Frida juga ragu protokol kesehatan pencegahan penularan Covid-19 bakal diterapkan di kampus dengan ketat. Menurutnya, pasti akan banyak mahasiswa atau warga kampus lain yang belum sadar akan pentingnya menjaga jarak atau memakai masker.
Selain itu, posisi Frida yang saat ini sudah di tingkat akhir perkuliahan pun membuatnya tak harus mengikuti semua kelas lagi. Kegiatannya tinggal menyelesaikan skripsi, di mana dirinya optimistis bisa mengerjakannya sekaligus mengikuti bimbingan dari dosen dari jarak jauh.
"Kalau dipaksain masuk, yang ada bisa ada klaster kampus baru tuh.
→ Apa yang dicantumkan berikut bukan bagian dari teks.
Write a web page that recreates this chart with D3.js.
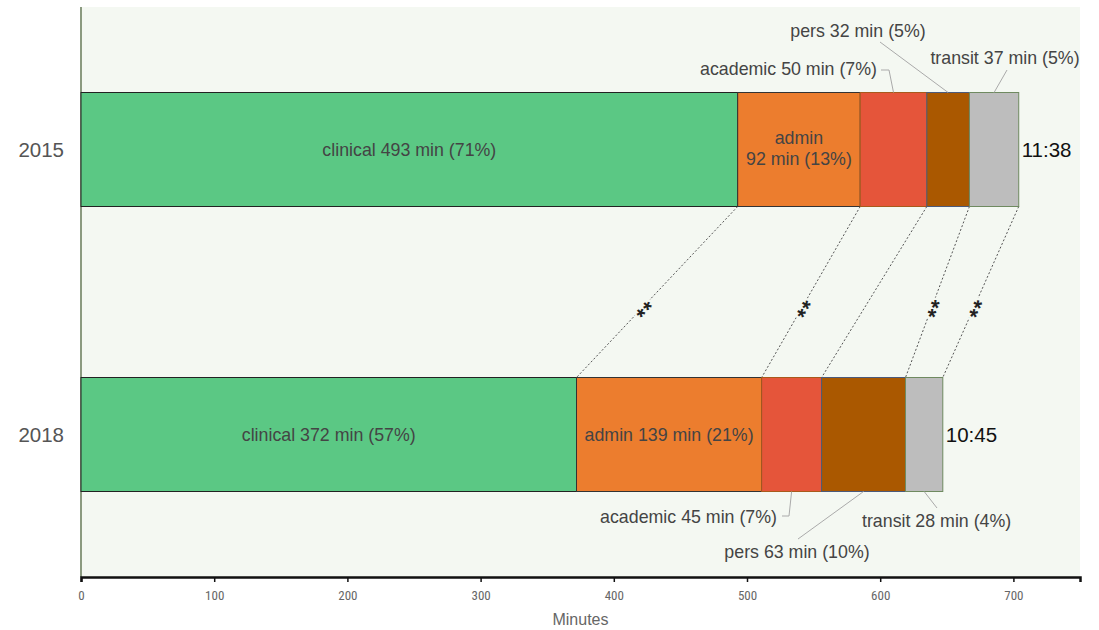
<!DOCTYPE html>
<html lang="en">
<head>
<meta charset="UTF-8">
<title>Time use 2015 vs 2018</title>
<style>
    body { margin: 0; background: #fff; }
    text { font-family: "Liberation Sans", Arial, sans-serif; }
    .x_axis text { font-family: "Liberation Sans Narrow", "Roboto Condensed", sans-serif; font-size: 13px; fill: #666; }
    .x_axis path, .x_axis line { stroke: #111; }
</style>
</head>
<body>
<script src="https://cdn.jsdelivr.net/npm/d3@7"></script>
<script>
    const years = ["2015", "2018"];
    const categories = ["clinical", "admin", "academic", "pers", "transit"];
    const minutes2015 = [493, 92, 50, 32, 37];
    const minutes2018 = [372, 139, 45, 63, 28];
    const pct2015 = [71, 13, 7, 5, 5];
    const pct2018 = [57, 21, 7, 10, 4];
    const totals = ["11:38", "10:45"];
    const xTicks = [0, 100, 200, 300, 400, 500, 600, 700];
    // boundaries after each category: marked significant with **
    const significant = [true, true, false, true, true];

    const colors = ["#5bc884", "#ec7d2e", "#e5553a", "#aa5800", "#bdbdbd"];
    const strokes = ["#222", "#333", "#a85a1c", "#4c5a7a", "#6f8a60"];

    const svg_w = 1099, svg_h = 630;
    const plot_l = 81, plot_r = 1080, plot_t = 7, plot_b = 577;
    const lab_size = 17.8;

    const x = d3.scaleLinear([0, 750], [plot_l, plot_r]);
    const y = d3.scaleBand(years, [plot_t, plot_b]).paddingInner(0.6).paddingOuter(0.3);

    const svg = d3.select("body").append("svg")
        .attr("width", svg_w).attr("height", svg_h);

    svg.append("rect")
        .attr("x", plot_l).attr("y", plot_t)
        .attr("width", plot_r - plot_l).attr("height", plot_b - plot_t)
        .attr("fill", "#f4f8f2");

    svg.append("line")
        .attr("x1", plot_l).attr("x2", plot_l).attr("y1", plot_t).attr("y2", plot_b)
        .attr("stroke", "#8b9a80").attr("stroke-width", 2);

    const rows = [
        { year: years[0], mins: minutes2015, pct: pct2015, total: totals[0] },
        { year: years[1], mins: minutes2018, pct: pct2018, total: totals[1] }
    ];

    rows.forEach(r => {
        let acc = 0;
        r.segs = r.mins.map((m, i) => {
            const s = { cat: categories[i], m: m, p: r.pct[i], x0: acc, x1: acc + m, i: i };
            acc += m;
            return s;
        });
        r.end = acc;
    });

    // dashed connectors between segment boundaries
    categories.forEach((c, i) => {
        const a = rows[0].segs[i].x1, b = rows[1].segs[i].x1;
        const x1 = x(a), y1 = y(years[0]) + y.bandwidth();
        const x2 = x(b), y2 = y(years[1]);
        svg.append("line")
            .attr("x1", x1).attr("y1", y1).attr("x2", x2).attr("y2", y2)
            .attr("stroke", "#555").attr("stroke-width", 1)
            .attr("stroke-dasharray", "2,2");
        if (significant[i]) {
            const t = 0.59;
            const mx = x1 + (x2 - x1) * t, my = y1 + (y2 - y1) * t;
            const ang = Math.atan2(y1 - y2, x1 - x2) * 180 / Math.PI;
            svg.append("text")
                .attr("transform", `translate(${mx},${my}) rotate(${ang})`)
                .attr("text-anchor", "middle")
                .attr("dy", "0.6em")
                .attr("font-size", 22)
                .attr("font-weight", "bold")
                .attr("letter-spacing", 1)
                .attr("fill", "#222")
                .attr("stroke", "#f4f8f2").attr("stroke-width", 5)
                .attr("paint-order", "stroke")
                .text("**");
        }
    });

    // bars
    rows.forEach(r => {
        const g = svg.append("g");
        g.selectAll("rect").data(r.segs).enter().append("rect")
            .attr("x", d => x(d.x0))
            .attr("y", y(r.year))
            .attr("width", d => x(d.x1) - x(d.x0))
            .attr("height", y.bandwidth())
            .attr("fill", d => colors[d.i])
            .attr("stroke", d => strokes[d.i])
            .attr("stroke-width", 1);

        svg.append("text")
            .attr("x", x(r.end) + 3)
            .attr("y", y(r.year) + y.bandwidth() / 2)
            .attr("dy", "0.35em")
            .attr("font-size", 20.5)
            .attr("fill", "#111")
            .text(r.total);

        svg.append("text")
            .attr("x", 64)
            .attr("y", y(r.year) + y.bandwidth() / 2)
            .attr("dy", "0.35em")
            .attr("text-anchor", "end")
            .attr("font-size", 20.5)
            .attr("fill", "#555")
            .text(r.year);
    });

    const labelText = s => `${s.cat} ${s.m} min (${s.p}%)`;
    const mid = s => x((s.x0 + s.x1) / 2);

    // inside labels
    const s15 = rows[0].segs, s18 = rows[1].segs;
    const c15 = y(years[0]) + y.bandwidth() / 2, c18 = y(years[1]) + y.bandwidth() / 2;
    const t15 = y(years[0]), b15 = t15 + y.bandwidth();
    const t18 = y(years[1]), b18 = t18 + y.bandwidth();

    function inLabel(cx, cy, lines) {
        const t = svg.append("text")
            .attr("x", cx).attr("y", cy)
            .attr("text-anchor", "middle")
            .attr("font-size", lab_size).attr("fill", "#444");
        lines.forEach((l, k) => {
            t.append("tspan").attr("x", cx)
                .attr("dy", k === 0 ? (0.35 - (lines.length - 1) * 0.6) + "em" : "1.2em")
                .text(l);
        });
    }
    inLabel(mid(s15[0]), c15, [labelText(s15[0])]);
    inLabel(mid(s15[1]), c15 - 1, [s15[1].cat, `${s15[1].m} min (${s15[1].p}%)`]);
    inLabel(mid(s18[0]), c18, [labelText(s18[0])]);
    inLabel(mid(s18[1]), c18, [labelText(s18[1])]);

    // callouts
    function callout(s, tx, ty, anchor, pts) {
        svg.append("polyline")
            .attr("points", pts.map(p => p.join(",")).join(" "))
            .attr("fill", "none").attr("stroke", "#aaa").attr("stroke-width", 1);
        svg.append("text")
            .attr("x", tx).attr("y", ty).attr("dy", "0.35em")
            .attr("text-anchor", anchor)
            .attr("font-size", lab_size).attr("fill", "#444")
            .text(labelText(s));
    }
    callout(s15[2], 877, 69, "end", [[881, 70], [889, 70], [mid(s15[2]), t15]]);
    callout(s15[3], 858, 31, "middle", [[880, 42], [mid(s15[3]), t15]]);
    callout(s15[4], 1005, 58, "middle", [[1007, 70], [mid(s15[4]), t15]]);
    callout(s18[2], 777, 517, "end", [[782, 516], [789, 516], [mid(s18[2]), b18]]);
    callout(s18[3], 797, 552, "middle", [[798, 539], [mid(s18[3]), b18]]);
    callout(s18[4], 862, 521, "start", [[937, 508], [mid(s18[4]), b18]]);

    // x axis
    const x_axis = d3.axisBottom(x).tickValues(xTicks).tickSizeOuter(0).tickSize(5);
    const ax = svg.append("g").attr("class", "x_axis")
        .attr("transform", `translate(0,${plot_b})`)
        .call(x_axis);
    ax.select(".domain").attr("stroke-width", 2.5);
    ax.selectAll(".tick line").attr("stroke-width", 1.5);
    ax.selectAll(".tick text").attr("y", 14);

    svg.append("text")
        .attr("x", (plot_l + plot_r) / 2).attr("y", 619)
        .attr("dy", "0.35em")
        .attr("text-anchor", "middle")
        .attr("font-size", 16).attr("fill", "#666")
        .text("Minutes");
</script>
</body>
</html>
Seminggu masuk juga paling sudah ditutup lagi," tambahnya.
Sementara Nayla (18), mahasiswa Universitas Binus, Jakarta ingin mengikuti perkuliahan tatap muka jika kampusnya memutuskan demikian. Dia sendiri belum pernah ke kampus, karena baru kuliah di tengah pandemi.
Selama belajar jarak jauh, ia mendapati banyak kendala yang mayoritas dikarenakan jaringan yang tak stabil. Beradaptasi dengan pengalaman pertama kali kuliah juga tak mudah jika hanya secara daring (online).
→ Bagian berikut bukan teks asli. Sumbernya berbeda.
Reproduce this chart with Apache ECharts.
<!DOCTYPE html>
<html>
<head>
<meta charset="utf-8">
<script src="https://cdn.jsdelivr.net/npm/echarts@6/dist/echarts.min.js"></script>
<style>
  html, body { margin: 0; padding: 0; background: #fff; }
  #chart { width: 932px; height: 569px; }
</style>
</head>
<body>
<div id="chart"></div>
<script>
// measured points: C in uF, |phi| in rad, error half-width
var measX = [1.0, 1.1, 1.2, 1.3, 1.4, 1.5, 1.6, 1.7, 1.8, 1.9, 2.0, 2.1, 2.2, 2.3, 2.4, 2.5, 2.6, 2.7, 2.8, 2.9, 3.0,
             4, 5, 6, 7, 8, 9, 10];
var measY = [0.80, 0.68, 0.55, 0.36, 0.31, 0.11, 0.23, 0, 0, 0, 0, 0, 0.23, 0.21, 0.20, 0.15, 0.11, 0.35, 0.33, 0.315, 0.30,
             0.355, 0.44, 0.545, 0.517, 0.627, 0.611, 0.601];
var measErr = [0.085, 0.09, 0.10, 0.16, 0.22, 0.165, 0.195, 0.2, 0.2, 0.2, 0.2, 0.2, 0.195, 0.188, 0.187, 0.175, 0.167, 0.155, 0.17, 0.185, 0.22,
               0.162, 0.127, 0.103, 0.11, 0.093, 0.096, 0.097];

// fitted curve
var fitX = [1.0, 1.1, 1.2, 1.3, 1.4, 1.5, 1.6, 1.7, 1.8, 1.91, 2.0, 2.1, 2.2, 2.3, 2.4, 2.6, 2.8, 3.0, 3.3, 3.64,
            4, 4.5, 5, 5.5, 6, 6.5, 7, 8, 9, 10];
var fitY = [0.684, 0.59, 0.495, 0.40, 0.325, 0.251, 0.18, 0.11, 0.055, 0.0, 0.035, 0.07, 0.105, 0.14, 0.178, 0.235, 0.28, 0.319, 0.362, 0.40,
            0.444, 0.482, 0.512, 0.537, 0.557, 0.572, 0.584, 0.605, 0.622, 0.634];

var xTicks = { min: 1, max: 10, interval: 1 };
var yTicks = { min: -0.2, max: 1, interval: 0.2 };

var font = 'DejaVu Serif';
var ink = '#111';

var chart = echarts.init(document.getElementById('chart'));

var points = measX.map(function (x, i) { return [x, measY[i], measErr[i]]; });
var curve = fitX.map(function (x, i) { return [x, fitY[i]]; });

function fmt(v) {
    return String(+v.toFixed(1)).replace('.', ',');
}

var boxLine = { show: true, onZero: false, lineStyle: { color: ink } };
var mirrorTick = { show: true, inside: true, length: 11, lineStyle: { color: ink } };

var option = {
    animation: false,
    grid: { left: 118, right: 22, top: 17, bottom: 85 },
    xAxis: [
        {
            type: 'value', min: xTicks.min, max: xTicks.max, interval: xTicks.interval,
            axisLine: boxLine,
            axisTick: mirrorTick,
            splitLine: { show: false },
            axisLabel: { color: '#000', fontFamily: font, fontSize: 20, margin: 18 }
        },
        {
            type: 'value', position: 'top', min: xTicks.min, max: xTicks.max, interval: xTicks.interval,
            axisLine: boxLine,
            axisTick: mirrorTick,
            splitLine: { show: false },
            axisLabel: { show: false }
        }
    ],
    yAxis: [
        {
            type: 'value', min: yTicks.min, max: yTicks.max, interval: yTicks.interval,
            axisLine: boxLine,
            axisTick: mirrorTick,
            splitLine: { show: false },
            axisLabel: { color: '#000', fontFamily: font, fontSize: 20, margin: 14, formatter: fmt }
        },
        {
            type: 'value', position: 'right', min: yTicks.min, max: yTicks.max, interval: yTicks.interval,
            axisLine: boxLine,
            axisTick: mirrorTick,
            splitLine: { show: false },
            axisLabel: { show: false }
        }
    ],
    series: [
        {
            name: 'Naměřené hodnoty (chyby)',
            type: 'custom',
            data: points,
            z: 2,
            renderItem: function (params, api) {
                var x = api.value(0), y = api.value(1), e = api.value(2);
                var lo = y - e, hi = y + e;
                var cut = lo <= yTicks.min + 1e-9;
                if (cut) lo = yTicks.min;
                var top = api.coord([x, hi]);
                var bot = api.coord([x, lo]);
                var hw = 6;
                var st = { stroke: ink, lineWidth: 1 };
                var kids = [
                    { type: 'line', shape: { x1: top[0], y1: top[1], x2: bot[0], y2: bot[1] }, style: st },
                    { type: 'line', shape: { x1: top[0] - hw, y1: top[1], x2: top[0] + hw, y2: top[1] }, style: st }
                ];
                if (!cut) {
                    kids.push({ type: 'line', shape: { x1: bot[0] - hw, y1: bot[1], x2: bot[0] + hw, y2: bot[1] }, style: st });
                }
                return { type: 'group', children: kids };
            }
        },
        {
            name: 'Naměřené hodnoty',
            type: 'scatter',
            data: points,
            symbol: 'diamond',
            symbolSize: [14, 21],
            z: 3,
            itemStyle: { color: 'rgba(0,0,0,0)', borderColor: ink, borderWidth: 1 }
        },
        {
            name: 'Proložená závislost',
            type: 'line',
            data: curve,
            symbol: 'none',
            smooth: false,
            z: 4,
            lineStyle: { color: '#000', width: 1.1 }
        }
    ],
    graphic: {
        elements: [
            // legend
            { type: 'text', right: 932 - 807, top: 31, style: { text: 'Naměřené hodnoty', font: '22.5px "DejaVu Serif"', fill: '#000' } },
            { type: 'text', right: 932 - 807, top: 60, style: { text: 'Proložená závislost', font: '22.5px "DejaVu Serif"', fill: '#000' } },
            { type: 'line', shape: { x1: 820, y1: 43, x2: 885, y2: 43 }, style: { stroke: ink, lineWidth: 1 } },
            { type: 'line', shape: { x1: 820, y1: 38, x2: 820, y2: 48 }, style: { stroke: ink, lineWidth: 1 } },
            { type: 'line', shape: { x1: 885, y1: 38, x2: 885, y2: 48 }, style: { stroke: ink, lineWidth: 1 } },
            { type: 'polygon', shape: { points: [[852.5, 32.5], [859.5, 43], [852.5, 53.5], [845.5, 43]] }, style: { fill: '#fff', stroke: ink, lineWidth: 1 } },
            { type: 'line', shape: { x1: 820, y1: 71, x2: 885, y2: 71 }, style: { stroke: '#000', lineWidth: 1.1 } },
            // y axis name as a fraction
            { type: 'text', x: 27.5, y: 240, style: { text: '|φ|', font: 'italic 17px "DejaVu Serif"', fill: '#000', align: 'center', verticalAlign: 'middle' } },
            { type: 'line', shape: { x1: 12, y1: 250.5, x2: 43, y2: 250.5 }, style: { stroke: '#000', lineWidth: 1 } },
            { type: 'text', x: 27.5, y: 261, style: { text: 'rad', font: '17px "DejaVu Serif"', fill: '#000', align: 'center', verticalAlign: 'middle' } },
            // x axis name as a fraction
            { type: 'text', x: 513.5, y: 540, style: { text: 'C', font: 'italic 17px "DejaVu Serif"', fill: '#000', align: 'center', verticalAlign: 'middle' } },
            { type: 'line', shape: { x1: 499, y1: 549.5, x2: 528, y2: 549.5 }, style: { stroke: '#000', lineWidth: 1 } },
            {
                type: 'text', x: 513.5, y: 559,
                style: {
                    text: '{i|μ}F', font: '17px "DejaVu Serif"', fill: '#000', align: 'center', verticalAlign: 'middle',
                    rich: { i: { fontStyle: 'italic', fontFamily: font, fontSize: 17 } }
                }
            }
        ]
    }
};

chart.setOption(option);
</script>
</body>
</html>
"Sudah gitu buat kerja kelompok kita, kalau enggak ketemu susah. Karena dari pengalaman aku ada tugas, kadang orang yang satu kelompok malah enggak jawab chat. Padahal udah deadline," tuturnya kepada CNNIndonesia.com.
Nayla mengaku mendambakan interaksi langsung dengan rekan sekelas. Bukan hanya untuk kepentingan sosialisasi, juga supaya kegiatan perkuliahannya bisa berjalan lancar.
Meskipun demikian, kekhawatiran akan terpapar corona masih menghantui Nayla. Menurutnya, membayangkan bertemu dengan banyak orang yang tak ketahuan jejak medis maupun kontaknya membuatnya ragu akan kegiatan belajar di kampus aman.
"Kecuali memang sudah dipastikan [semua warga kampus] harus tes gitu sebelum masuk kuliah," kata Nayla..
Sebagai informasi, sebelumnya Direktur Jenderal Pendidikan Tinggi Kemendikbud Nizam mengatakan kegiatan kuliah di kampus akan dilakukan secara bergantian. Setiap kelas hanya boleh menampung 25 mahasiswa, dan sisanya mengikuti melalui konferensi video.
Mahasiswa yang berasal dari luar kota diharuskan melakukan pemeriksaan swab atau rapid test sebelum mengikuti perkuliahan tatap muka. Jika tidak memungkinkan, mahasiswa diminta mengisolasi diri hingga 14 hari.
Keputusan mengizinkan perkuliahan tatap muka itu muncul belakangan setelah Kemendikbud meskipun masih di tengah pandemi Covid-19.